Day three #aweekofmama
I actually got you to stop playing football and help bring in the groceries. What are my chances of you actually helping me put them away? Or helping to cook dinner? Or liking what I cook? No chance! It might be a small win, but I'll take it.
Day four #weekofmama
You: "Shut the curtains, the sun is in our eyes" Me: "Wait just a minute, the sun has just lit up your faces. Just one photo."
I hear myself saying it a lot. Just one more photo. Part of me feels guilty for making you stand still for a second longer or making you step into the light. But I do it anyway. I do it to stop time.
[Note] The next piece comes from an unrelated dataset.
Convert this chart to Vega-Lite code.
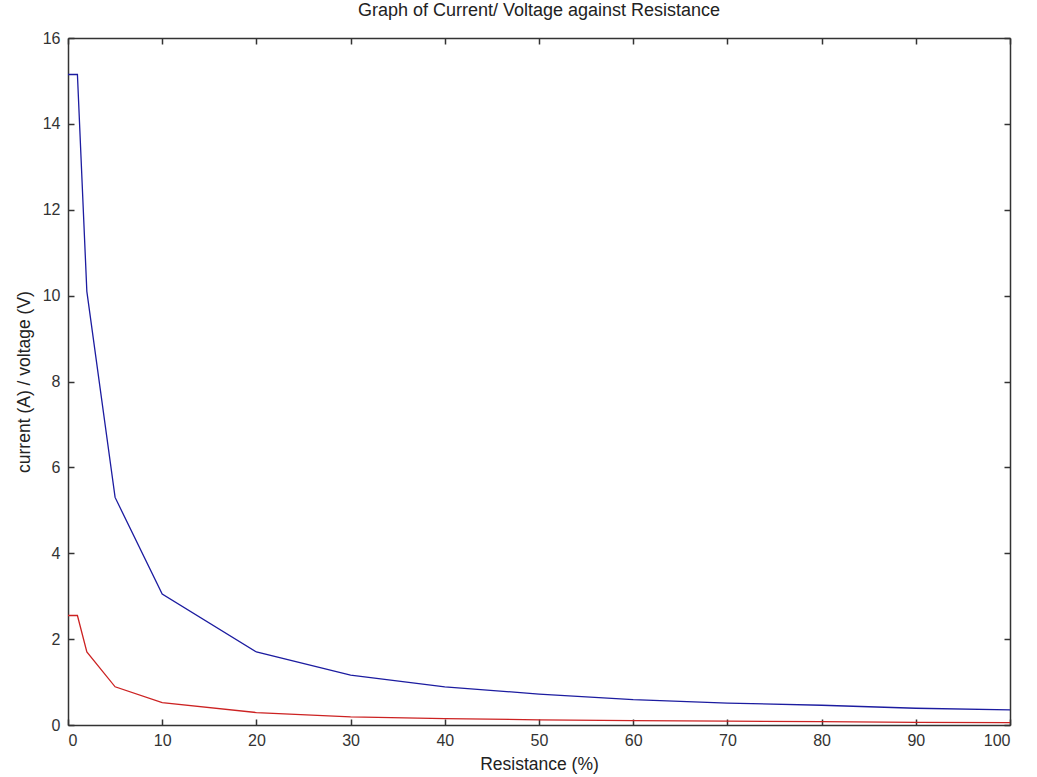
{
  "$schema": "https://vega.github.io/schema/vega-lite/v6.json",
  "width": 942,
  "height": 687,
  "autosize": "none",
  "padding": {"left": 68, "top": 38, "right": 27, "bottom": 52},
  "background": "white",
  "title": {"text": "Graph of Current/ Voltage against Resistance", "font": "Liberation Sans", "fontSize": 18, "fontWeight": "normal", "color": "#222", "offset": 10},
  "config": {
    "view": {"stroke": null},
    "axis": {"labelFont": "Liberation Sans", "labelFontSize": 16, "labelColor": "#333", "titleFont": "Liberation Sans", "titleFontSize": 17.5, "titleFontWeight": "normal", "titleColor": "#222", "domainColor": "#333", "tickColor": "#333", "grid": false, "tickSize": -6, "domainWidth": 1.5, "tickWidth": 1.5}
  },
  "data": {"values": [
    {"r": 0, "v": 15.15, "s": "current"},
    {"r": 1, "v": 15.15, "s": "current"},
    {"r": 2, "v": 10.1, "s": "current"},
    {"r": 5, "v": 5.3, "s": "current"},
    {"r": 10, "v": 3.05, "s": "current"},
    {"r": 20, "v": 1.7, "s": "current"},
    {"r": 30, "v": 1.16, "s": "current"},
    {"r": 40, "v": 0.89, "s": "current"},
    {"r": 50, "v": 0.72, "s": "current"},
    {"r": 60, "v": 0.59, "s": "current"},
    {"r": 70, "v": 0.51, "s": "current"},
    {"r": 80, "v": 0.46, "s": "current"},
    {"r": 90, "v": 0.39, "s": "current"},
    {"r": 100, "v": 0.35, "s": "current"},
    {"r": 0, "v": 2.55, "s": "voltage"},
    {"r": 1, "v": 2.55, "s": "voltage"},
    {"r": 2, "v": 1.7, "s": "voltage"},
    {"r": 5, "v": 0.89, "s": "voltage"},
    {"r": 10, "v": 0.52, "s": "voltage"},
    {"r": 20, "v": 0.29, "s": "voltage"},
    {"r": 30, "v": 0.19, "s": "voltage"},
    {"r": 40, "v": 0.15, "s": "voltage"},
    {"r": 50, "v": 0.12, "s": "voltage"},
    {"r": 60, "v": 0.1, "s": "voltage"},
    {"r": 70, "v": 0.09, "s": "voltage"},
    {"r": 80, "v": 0.08, "s": "voltage"},
    {"r": 90, "v": 0.06, "s": "voltage"},
    {"r": 100, "v": 0.055, "s": "voltage"}
  ]},
  "layer": [
    {
      "mark": {"type": "line", "strokeWidth": 1.3, "clip": true},
      "encoding": {
        "x": {"field": "r", "type": "quantitative", "scale": {"domain": [0, 100], "nice": false, "zero": false},
              "axis": {"orient": "bottom", "title": "Resistance (%)", "values": [0,10,20,30,40,50,60,70,80,90,100], "labelPadding": 13, "titlePadding": 7}},
        "y": {"field": "v", "type": "quantitative", "scale": {"domain": [0, 16], "nice": false},
              "axis": {"orient": "left", "title": "current (A) / voltage (V)", "values": [0,2,4,6,8,10,12,14,16], "labelPadding": 14, "titlePadding": 9}},
        "color": {"field": "s", "type": "nominal", "scale": {"domain": ["current", "voltage"], "range": ["#1c1ca0", "#cc2222"]}, "legend": null},
        "detail": {"field": "s"}
      }
    },
    {
      "mark": {"type": "line", "opacity": 0},
      "encoding": {
        "x": {"field": "r", "type": "quantitative", "axis": {"orient": "top", "title": null, "labels": false, "values": [0,10,20,30,40,50,60,70,80,90,100]}},
        "y": {"field": "v", "type": "quantitative", "axis": {"orient": "right", "title": null, "labels": false, "values": [0,2,4,6,8,10,12,14,16]}},
        "detail": {"field": "s"}
      }
    }
  ],
  "resolve": {"axis": {"x": "independent", "y": "independent"}}
}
I love nothing more than looking back at your sweet faces as you have grown through the years. I hope one day you treasure the memories as much as I enjoy taking them.
Day five #weekofmama
Lately you have been asking questions that are above your age. "Where will I live when I'm older? Who will I marry?"
After chatting with your kinder teacher yesterday, I had to ask you "Are you telling everyone at kinder that we have a new baby at home?" "No", you said with a guilty look on your face. "Why are you saying that?" I asked. "Because I just wish I was older. I wish I was a grown up. I wish I had a baby. How long does it take to get a baby? How old do you have to be?" Slow down kid. You're just four.
Day 6 #weekofmama
I long for the day you can make your own breakfast. That way I won't have to put up with the requests and complaints like I'm your servant. "It's too hot, you didn't put enough honey in, I wanted weetbix not porridge". I wonder if I'll miss it when I'm not needed?
Day 7 #weekofmama
I took this image a few years ago. My littlest one asleep on my chest. It was a sunny day and we been playing out in the canola crop at her grandparents farm. When I look at this photo I can remember the cool of the darkened room and the sticky heat from her. I felt I should move her so she wasn't so hot but didn't want to wake her. I was probably selfishly enjoying having her close. I love how an image can transport you back in time and not only see the moment but feel and hear it as well. This is one of my favourite photos of us together and I'm happy I took the time to press the shutter. To preserve that moment when it was just her and me.